The Taliban leaders of Afghanistan are providing safe haven for Osama bin Laden and his network. Bush has demanded the Taliban regime turn over bin Laden, close the terrorist camps in the country and open the camps to U.S. inspection. The Taliban has refused.
Since Bush stated U.S. demands, millions of Afghans have started fleeing the country to escape a possible attack on bin Laden and his terrorist network. As winter approaches, U.N. relief workers say a humanitarian disaster is in the making.

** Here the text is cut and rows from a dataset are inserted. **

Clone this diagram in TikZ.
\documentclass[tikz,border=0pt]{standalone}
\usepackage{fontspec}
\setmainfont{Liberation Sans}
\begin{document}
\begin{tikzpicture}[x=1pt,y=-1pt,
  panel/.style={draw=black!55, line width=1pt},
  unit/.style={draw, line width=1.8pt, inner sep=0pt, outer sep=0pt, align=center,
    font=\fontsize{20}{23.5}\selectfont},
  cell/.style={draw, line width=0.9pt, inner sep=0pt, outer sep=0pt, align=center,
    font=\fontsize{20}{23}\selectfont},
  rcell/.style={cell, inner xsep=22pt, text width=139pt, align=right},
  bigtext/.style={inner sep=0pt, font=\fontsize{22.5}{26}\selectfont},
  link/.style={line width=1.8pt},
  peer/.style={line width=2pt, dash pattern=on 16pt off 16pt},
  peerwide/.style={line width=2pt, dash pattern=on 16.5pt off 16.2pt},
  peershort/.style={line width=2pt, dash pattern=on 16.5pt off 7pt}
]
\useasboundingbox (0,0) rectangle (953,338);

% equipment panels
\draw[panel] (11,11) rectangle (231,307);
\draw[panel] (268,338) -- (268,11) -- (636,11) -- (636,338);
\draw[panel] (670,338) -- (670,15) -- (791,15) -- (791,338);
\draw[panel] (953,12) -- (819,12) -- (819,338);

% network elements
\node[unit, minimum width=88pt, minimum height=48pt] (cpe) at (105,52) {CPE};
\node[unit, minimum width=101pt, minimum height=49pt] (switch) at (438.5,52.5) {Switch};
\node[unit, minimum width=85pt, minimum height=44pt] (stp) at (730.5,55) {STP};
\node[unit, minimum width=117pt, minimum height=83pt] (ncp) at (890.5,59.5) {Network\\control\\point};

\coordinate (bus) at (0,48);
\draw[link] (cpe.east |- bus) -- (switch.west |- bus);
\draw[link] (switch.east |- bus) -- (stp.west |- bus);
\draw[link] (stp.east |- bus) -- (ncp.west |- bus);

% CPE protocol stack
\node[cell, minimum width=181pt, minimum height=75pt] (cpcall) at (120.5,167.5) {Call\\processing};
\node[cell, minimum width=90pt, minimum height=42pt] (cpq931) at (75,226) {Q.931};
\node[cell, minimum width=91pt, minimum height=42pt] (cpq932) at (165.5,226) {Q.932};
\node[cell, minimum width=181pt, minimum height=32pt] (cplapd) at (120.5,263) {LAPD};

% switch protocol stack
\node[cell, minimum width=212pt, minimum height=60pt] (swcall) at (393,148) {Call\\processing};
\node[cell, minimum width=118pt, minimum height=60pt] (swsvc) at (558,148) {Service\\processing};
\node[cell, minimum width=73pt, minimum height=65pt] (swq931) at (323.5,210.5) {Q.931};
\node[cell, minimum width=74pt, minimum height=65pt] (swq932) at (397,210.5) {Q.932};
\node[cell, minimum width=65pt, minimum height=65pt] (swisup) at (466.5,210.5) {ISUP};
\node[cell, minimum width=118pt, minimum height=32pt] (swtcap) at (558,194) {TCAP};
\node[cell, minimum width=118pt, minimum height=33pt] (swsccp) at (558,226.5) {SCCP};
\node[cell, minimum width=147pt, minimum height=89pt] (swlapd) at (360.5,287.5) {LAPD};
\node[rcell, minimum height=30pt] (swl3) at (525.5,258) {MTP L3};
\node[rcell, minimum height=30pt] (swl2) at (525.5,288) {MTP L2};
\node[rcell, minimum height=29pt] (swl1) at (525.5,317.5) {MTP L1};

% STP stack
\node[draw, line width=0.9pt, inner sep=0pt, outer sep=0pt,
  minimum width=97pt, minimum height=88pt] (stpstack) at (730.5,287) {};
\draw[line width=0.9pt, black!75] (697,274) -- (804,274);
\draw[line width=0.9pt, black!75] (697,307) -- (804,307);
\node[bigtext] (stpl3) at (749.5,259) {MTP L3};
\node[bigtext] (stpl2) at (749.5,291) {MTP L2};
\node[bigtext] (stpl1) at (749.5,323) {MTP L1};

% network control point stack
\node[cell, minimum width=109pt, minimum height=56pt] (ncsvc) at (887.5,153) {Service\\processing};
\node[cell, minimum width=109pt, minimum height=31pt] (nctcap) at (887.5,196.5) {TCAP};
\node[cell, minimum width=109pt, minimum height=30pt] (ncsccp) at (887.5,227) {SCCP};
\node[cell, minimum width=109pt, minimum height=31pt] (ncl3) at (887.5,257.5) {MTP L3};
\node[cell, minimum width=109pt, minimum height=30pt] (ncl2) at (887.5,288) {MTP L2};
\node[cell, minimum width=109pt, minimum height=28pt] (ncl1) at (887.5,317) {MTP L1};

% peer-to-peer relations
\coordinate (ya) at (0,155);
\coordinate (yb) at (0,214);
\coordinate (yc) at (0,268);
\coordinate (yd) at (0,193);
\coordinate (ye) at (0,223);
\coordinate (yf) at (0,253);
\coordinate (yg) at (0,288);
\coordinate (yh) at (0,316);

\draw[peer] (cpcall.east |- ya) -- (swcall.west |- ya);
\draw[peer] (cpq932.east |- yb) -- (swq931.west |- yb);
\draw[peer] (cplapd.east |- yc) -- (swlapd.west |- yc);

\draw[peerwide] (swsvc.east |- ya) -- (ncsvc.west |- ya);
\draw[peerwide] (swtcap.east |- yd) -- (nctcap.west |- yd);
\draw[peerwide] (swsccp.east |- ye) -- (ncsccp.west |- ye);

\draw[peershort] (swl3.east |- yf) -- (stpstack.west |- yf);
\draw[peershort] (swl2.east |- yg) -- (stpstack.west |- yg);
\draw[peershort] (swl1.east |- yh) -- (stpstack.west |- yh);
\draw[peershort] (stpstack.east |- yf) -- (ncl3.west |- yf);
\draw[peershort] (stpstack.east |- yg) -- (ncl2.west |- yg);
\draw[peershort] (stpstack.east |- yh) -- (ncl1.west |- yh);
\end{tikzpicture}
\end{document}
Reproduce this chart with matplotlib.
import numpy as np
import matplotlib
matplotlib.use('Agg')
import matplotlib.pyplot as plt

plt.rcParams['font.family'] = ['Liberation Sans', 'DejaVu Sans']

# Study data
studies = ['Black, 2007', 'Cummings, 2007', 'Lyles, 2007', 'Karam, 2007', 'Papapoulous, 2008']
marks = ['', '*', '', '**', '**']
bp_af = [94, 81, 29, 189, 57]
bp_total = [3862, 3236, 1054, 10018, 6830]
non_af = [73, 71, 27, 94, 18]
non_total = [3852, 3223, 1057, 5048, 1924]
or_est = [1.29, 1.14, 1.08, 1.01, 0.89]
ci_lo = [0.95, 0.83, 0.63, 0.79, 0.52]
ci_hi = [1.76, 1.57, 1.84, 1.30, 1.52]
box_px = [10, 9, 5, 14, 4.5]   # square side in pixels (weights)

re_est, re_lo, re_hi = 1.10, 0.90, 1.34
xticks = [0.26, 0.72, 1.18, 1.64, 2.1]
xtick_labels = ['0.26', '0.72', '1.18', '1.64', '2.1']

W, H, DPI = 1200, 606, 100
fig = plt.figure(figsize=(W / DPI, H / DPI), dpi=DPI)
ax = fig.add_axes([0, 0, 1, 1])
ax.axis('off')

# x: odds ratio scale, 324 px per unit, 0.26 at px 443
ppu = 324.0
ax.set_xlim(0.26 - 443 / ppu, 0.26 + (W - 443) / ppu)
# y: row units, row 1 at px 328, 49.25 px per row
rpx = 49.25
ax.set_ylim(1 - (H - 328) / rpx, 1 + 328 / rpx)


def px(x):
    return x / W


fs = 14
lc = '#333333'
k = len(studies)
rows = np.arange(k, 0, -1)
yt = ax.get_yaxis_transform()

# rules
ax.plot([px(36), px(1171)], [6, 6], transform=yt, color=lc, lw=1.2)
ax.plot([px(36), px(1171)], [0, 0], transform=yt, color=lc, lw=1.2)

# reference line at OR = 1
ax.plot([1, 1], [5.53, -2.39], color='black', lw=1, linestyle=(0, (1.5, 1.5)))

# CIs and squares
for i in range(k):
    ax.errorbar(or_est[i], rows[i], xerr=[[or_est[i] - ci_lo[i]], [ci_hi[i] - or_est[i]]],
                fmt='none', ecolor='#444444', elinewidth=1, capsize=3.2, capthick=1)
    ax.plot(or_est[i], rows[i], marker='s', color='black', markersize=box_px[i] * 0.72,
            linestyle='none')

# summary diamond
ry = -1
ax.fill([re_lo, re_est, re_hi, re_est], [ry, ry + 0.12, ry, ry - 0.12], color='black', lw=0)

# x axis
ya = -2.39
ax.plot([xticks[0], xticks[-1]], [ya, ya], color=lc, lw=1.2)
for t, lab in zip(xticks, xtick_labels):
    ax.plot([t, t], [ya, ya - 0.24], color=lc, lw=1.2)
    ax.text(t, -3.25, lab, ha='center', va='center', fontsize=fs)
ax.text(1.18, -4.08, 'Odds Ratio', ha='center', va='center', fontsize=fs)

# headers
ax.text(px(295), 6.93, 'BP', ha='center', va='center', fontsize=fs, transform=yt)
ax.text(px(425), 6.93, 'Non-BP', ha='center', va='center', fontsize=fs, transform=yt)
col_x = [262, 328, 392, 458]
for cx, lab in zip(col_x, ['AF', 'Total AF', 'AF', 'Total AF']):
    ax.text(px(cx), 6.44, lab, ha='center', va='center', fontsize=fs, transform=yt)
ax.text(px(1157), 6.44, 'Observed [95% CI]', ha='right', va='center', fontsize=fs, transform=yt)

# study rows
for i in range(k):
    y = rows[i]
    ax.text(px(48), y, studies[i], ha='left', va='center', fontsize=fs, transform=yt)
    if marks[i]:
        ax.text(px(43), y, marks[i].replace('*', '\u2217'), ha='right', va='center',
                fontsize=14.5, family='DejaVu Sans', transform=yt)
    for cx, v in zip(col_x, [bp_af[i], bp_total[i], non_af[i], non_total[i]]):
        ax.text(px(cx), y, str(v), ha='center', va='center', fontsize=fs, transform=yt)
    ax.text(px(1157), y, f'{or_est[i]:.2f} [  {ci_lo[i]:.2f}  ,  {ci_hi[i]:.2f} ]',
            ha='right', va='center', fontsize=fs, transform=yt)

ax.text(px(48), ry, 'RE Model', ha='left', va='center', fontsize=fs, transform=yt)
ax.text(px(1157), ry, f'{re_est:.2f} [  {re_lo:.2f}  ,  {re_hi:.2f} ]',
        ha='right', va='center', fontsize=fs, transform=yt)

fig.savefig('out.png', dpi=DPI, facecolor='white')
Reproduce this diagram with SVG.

Currently visiting countries in the Middle East and Central Asia to strengthen U.S. relations, Defense Secretary Donald Rumsfeld echoed Bush's announcement while speaking to reporters Oct. 4 in Cairo. He described U.S. intelligence photos that show "masses of people moving through drought- stricken areas looking for food and water and refuge." He called the situation "heartbreaking."
Rumsfeld said the U.S. military has been and will be involved in various aspects of humanitarian assistance efforts for the Afghans. America is already the largest international donor of food aid to Afghanistan, donating "something like $170 million already this year," he said.
Rumsfeld said air drops of food aid are an option the military is considering, but that they would only be used "in certain situations."
"Most people who interest themselves in military matters are well aware of the nature of the terrain and the nature of the people and the situation that other countries have faced in trying to deal with Afghanistan," Rumsfeld said. "I would hope that everyone learns from those."
DoD spokesman Rear Adm. Craig Quigley said in an Oct. 4 Pentagon briefing that the United States has more than 2 million "culturally neutral" humanitarian rations on hand. The mostly vegetarian meals would be a stop-gap measure to stave off hunger. Each ration pack provides enough calories and vitamins for one person for one day..
Quigley could not say when the operation would begin and would not talk details about the method of delivery. He said it was still too soon to ascertain the best way to deliver rations. He mentioned the airdrop option, but said DoD may choose to ship the rations to a nearby port and truck them to nongovernmental organizations to distribute.
Airdrops, while fast, "would be a dangerous mission under any circumstances," Quigley said. "If you choose the airdrop method ... you've got to do this very carefully."
Ensuring the drops are on target, that the food does not fall into Taliban hands, and ensuring the safety of aircrews and aircraft are just some of the factors affecting the decision on the mode of transport, he said.
Quigley noted the U.S. military has a lot of experience in delivering food to refugees fleeing unrest. DoD will use the lessons learned in Somalia, Bosnia, Kosovo and in Kurdish parts of Iraq to deliver these rations.
Bush said there is no question that the people of the United States are angry about what happened Sept. 11. "But in our anger, we must never forget we're a compassionate people as well," he said. "We will fight evil. But in order to overcome evil, the great goodness of America must come forth and shine forth. And one way to do so is to help the poor souls in Afghanistan. And we're going to do so."
(Army Sgt. 1st Class Kathleen T. Rhem, traveling with the secretary of defense, contributed to this story.)